予定時間を少し過ぎてから見学ツアーが始まったけど、ビジターセンターから洞窟入口まで結構離れていて、道路を渡って通路を下り10分以上歩く。ここから3グループに分かれて洞窟に入ったが、それでもかなりの人数。一昨日訪れたポストイナは洞内トロッコ列車もあり観光化が進んでいるのに対して、世界遺産に登録されているシュコツァンはなるべく人の手を入れないようにしていて、内部も撮影禁止。コース前半は“沈黙の洞窟”と呼ばれていて、鍾乳石の連なる広間を抜けていく。ポストイナ に比べると鍾乳石の量は少ない感じ。ずっと歩いていると、肌寒さは気にならない。後半は洞内を流れるレカ川(Reka)の轟音が響き渡っているため、ガイドによる解説はない。最初に渡るツェルケヴェニコヴィム橋(Cerkevenikovim)は高さ45メートルのスペクタクル。その先も見学通路に沿って灯る明かりが、まるでドラゴンのようにうねっていて、トールキンの映画を想起させる。

シュコツャン鍾乳洞

洞窟出口にあるエレベーターは現在休止中とのことで、見学終了後は谷間の遊歩道を歩いて、100メートル以上の崖の上にあるビジターセンターに戻ることになる。途中、少し寄り道して見学前に行った展望所に立ち寄ると、今度はがら空きで、眼下に広がる雄大な景色を落ち着いて眺めることが出来る。ただしスケールが大き過ぎて、写真では表現が難しい。天気も回復して歩くには暑いくらいだったけど、視界は申し分ない。この辺りはクラス(Kras)地方と呼ばれているが、ドイツ語では“カルスト(Karst)”となり、カルスト地形の名前の元となっているだけあって、石灰岩の露出が目立つ。因みにカルスト地形を表す地理用語、ドリーネ(doline)、ウバーレ(uvale)、ポリエ(polje)はスロベニア語やクロアチア語に由来している。

テランワイン

ビジターセンター内で昼食がわりにワインテイスティング、といっても結構量があったりして。テラン(Teran)という地元品種で、ブルゴーニュのガメイと同様、早熟タイプなのでフルーティー。この辺りは生ハムも名物で、ツアーの説明書ではワインと一緒に生ハムが出てくることになっていたが、実際に出てきたのはチーズだった。シュコツィアンを出て、午後は最初にリピツァ牧場(Kobilarna Lipica)で白馬に乗るというオプションもあったのだけど、本格的な雨が降っていたこともあってパス。そのまま沿岸部に向かって走り続け、アドリア海に面したピラン(Piran)を訪れる。到着した時も雨が降り続いていて、暫く止みそうもなかったので傘を差して歩き始める。

ピラン旧市街

岬の先端にある灯台を回って、丘の上にある聖ユーリ教会(Cerkev sv.Jurija)を経由してタルティーニエフ広場(Tartiniev trg)まで戻ったら、雨が止んで天気が回復し始めたので、路地を巡りながらもう一周。東ローマ時代まで遡る町は、ヴェネツィア共和国だった時代が長く、町並みもその影響が見られる。現在でも標識はスロベニア語とイタリア語で表記してある。その後も天気の回復傾向が続いていたので、ひと頑張りして急坂を登り、町を見下ろす丘の上にある城壁(Mestino obzidje)まで行ったら、“降雨のため閉鎖中”だった。諦めて坂を下りていると、途中で展望が開けた場所があったので、写真撮影。西側の空は相変わらず雲に覆われていたけど、東側は真っ青な空が広がっている。最後にもう一度灯台まで行ってから集合場所に戻る。

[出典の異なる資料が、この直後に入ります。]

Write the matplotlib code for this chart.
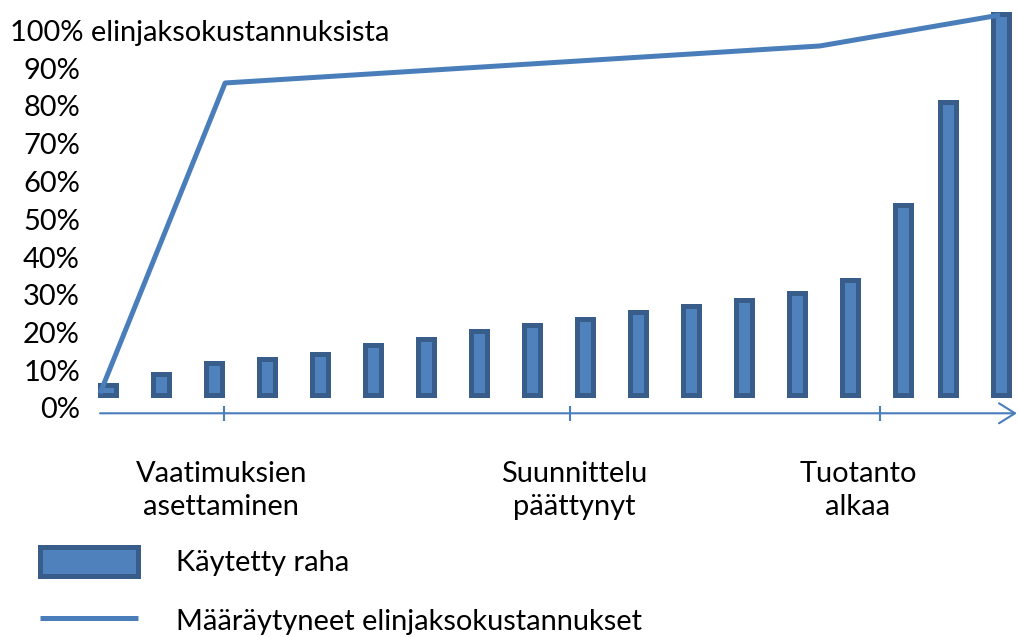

ピランの町を出て、イゾラ(Izola)の町を見下ろす高台に見学停車してから帰路に就く。夕方のため道路は一部渋滞していたけれど、リュブリャナ到着はそれ程遅くならなかった。昼は軽くしか食べていないので、解散後は宿の近くで夕食。スープとメインでかなりの量があったけど、名残のギバニツァも注文。ワインはピノ・ブラン。今日はスロベニア東部のワイン産地を巡るツアーに参加したかったのだけど、5月中旬以降の催行だったようで申し込めず、代わりにシュコツャンとピランのツアーにしたのである。結果的にスロベニアの代表的な鍾乳洞を、両方訪れることが出来た。